Final Amount = P × (1 + (r/n))^(n×t)

  • P = Principal amount
  • r = Annual percentage yield (APY) in decimal form
  • n = Compounding frequency per year
  • t = Time in years

Interest Earned Calculation

Interest Earned = Final Amount - Principal

These formulas help you understand how compound interest works and how it affects your potential earnings over time.

Example Calculation

Let's say you deposit $5,000 into a money market account with an APY of 2.5% that compounds monthly. You plan to keep the money in the account for 3 years.

Example Inputs

  • Principal: $5,000
  • APY: 2.5%
  • Compounding Frequency: Monthly (12 times per year)
  • Time: 3 years

Using the calculator, you would find:

Example Results

  • Final Amount: $5,382.46
  • Interest Earned: $382.46

This example shows how compound interest can grow your money over time, even with a relatively low interest rate.

Frequently Asked Questions

What is the difference between APY and APR?

APY (Annual Percentage Yield) is the effective annual rate of return, taking into account compounding. APR (Annual Percentage Rate) is the simple annual interest rate without compounding. APY is always higher than APR for the same account.

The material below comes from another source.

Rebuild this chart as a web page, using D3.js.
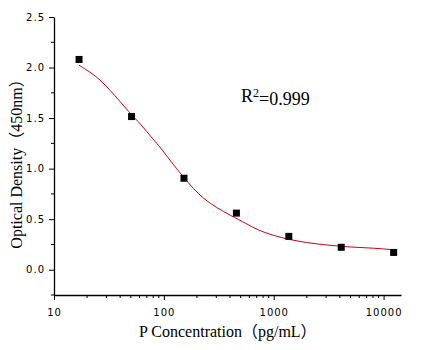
<!DOCTYPE html>
<html>
<head>
<meta charset="utf-8">
<script src="https://cdn.jsdelivr.net/npm/d3@7"></script>
<style>
  body { margin: 0; background: #fff; }
</style>
</head>
<body>
<div id="my_dataviz"></div>
<script>
// standard points (concentration, OD)
var conc = [16.9, 50.8, 152.4, 457.2, 1371.7, 4115.2, 12345.7];
var od = [2.08, 1.515, 0.905, 0.56, 0.33, 0.222, 0.171];

// fitted curve
var curveX = [16.9, 21.3, 26.2, 32.4, 39.9, 51.0, 60.7, 80.2, 92.4, 113.9, 150.5, 185.7, 228.9, 303.2, 400.7, 569, 701, 993, 1380, 2000, 2836, 4027, 5716, 8090, 11900, 12345.7];
var curveY = [2.023, 1.956, 1.881, 1.775, 1.666, 1.528, 1.449, 1.287, 1.214, 1.080, 0.917, 0.802, 0.703, 0.614, 0.538, 0.455, 0.396, 0.338, 0.299, 0.267, 0.248, 0.231, 0.221, 0.214, 0.199, 0.197];

// ticks
var xTicks = [10, 100, 1000, 10000];
var yTicks = [0, 0.5, 1.0, 1.5, 2.0, 2.5];
var yMinor = [-0.25, 0.25, 0.75, 1.25, 1.75, 2.25];

var margin = {top: 17, right: 24, bottom: 55, left: 54},
    width = 425 - margin.left - margin.right,
    height = 350 - margin.top - margin.bottom;

var svg = d3.select("#my_dataviz")
  .append("svg")
    .attr("width", 425)
    .attr("height", 350)
  .append("g")
    .attr("transform", "translate(" + margin.left + "," + margin.top + ")");

var x = d3.scaleLog()
  .domain([10, 14400])
  .range([0, width]);

var y = d3.scaleLinear()
  .domain([-0.25, 2.5])
  .range([height, 0]);

// minor x ticks 20..90, 200..900 ...
var xMinor = [];
xTicks.forEach(function(t) {
  for (var k = 2; k <= 9; k++) {
    if (t * k <= x.domain()[1]) xMinor.push(t * k);
  }
});

// X axis
var xAxis = svg.append("g")
  .attr("transform", "translate(0," + height + ")");
xAxis.call(d3.axisBottom(x).tickValues(xTicks).tickFormat(d3.format("d")).tickSize(5).tickSizeOuter(0))
  .selectAll("text")
    .attr("dy", "1.25em")
    .style("font-family", "DejaVu Sans")
    .style("font-size", "10px")
    .style("letter-spacing", "1px");
xAxis.call(function(g) {
  g.select(".domain").attr("stroke", "#000").attr("stroke-width", 1.3);
  g.selectAll(".tick line").attr("stroke", "#000");
});
xAxis.selectAll(".minor")
  .data(xMinor)
  .enter().append("line")
    .attr("x1", function(d) { return x(d); })
    .attr("x2", function(d) { return x(d); })
    .attr("y1", 0)
    .attr("y2", 3)
    .attr("stroke", "#000");

// Y axis
var yAxis = svg.append("g");
yAxis.call(d3.axisLeft(y).tickValues(yTicks).tickFormat(d3.format(".1f")).tickSize(5).tickSizeOuter(0))
  .selectAll("text")
    .attr("dx", "-0.1em")
    .style("font-family", "DejaVu Sans")
    .style("font-size", "10px")
    .style("letter-spacing", "1px");
yAxis.call(function(g) {
  g.select(".domain").attr("stroke", "#000").attr("stroke-width", 1.3);
  g.selectAll(".tick line").attr("stroke", "#000");
});
yAxis.selectAll(".minor")
  .data(yMinor)
  .enter().append("line")
    .attr("x1", -3)
    .attr("x2", 0)
    .attr("y1", function(d) { return y(d); })
    .attr("y2", function(d) { return y(d); })
    .attr("stroke", "#000");

// fitted curve
var curveData = curveX.map(function(v, i) { return {x: v, y: curveY[i]}; });
svg.append("path")
  .datum(curveData)
  .attr("d", d3.line()
    .x(function(d) { return x(d.x); })
    .y(function(d) { return y(d.y); })
    .curve(d3.curveBasis))
  .attr("fill", "none")
  .attr("stroke", "#cc0010")
  .attr("stroke-width", 1);

// points
var pts = conc.map(function(v, i) { return {x: v, y: od[i]}; });
svg.selectAll(".pt")
  .data(pts)
  .enter().append("rect")
    .attr("x", function(d) { return x(d.x) - 3.5; })
    .attr("y", function(d) { return y(d.y) - 3.5; })
    .attr("width", 7)
    .attr("height", 7)
    .attr("fill", "#000");

// R squared
var r2 = svg.append("text")
  .attr("x", 241 - margin.left)
  .attr("y", 102 - margin.top)
  .style("font-family", "Liberation Serif")
  .style("font-size", "18px");
r2.append("tspan").text("R");
r2.append("tspan").text("2").attr("dy", "-0.45em").style("font-size", "12px");
r2.append("tspan").text("=0.999").attr("dy", "0.45em");

// axis titles
svg.append("text")
  .text("P Concentration（pg/mL）")
  .attr("x", 139 - margin.left)
  .attr("y", 337 - margin.top)
  .style("font-family", "Liberation Serif, 'Noto Sans CJK SC'")
  .style("font-size", "16px");

svg.append("text")
  .text("Optical Density（450nm）")
  .attr("transform", "translate(" + (21.5 - margin.left) + "," + (160 - margin.top) + ") rotate(-90)")
  .attr("text-anchor", "middle")
  .style("font-family", "Liberation Serif, 'Noto Sans CJK SC'")
  .style("font-size", "16px");
</script>
</body>
</html>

How often is interest compounded in a money market account?

Interest in money market accounts is typically compounded daily, monthly, quarterly, or annually, depending on the financial institution. The calculator allows you to select the compounding frequency.

Are money market accounts insured?

Yes, money market accounts are insured by the Federal Deposit Insurance Corporation (FDIC) up to $250,000 per depositor, per insured bank, for each account ownership category.

Can I withdraw money from a money market account anytime?

Most money market accounts allow you to withdraw funds anytime, but some may have a limited number of withdrawals per month or a minimum balance requirement. Check with your financial institution for specific rules.

How do I choose the best money market account?

Consider factors such as interest rates, compounding frequency, minimum balance requirements, fees, and accessibility. Compare offers from different financial institutions to find the best option for your needs.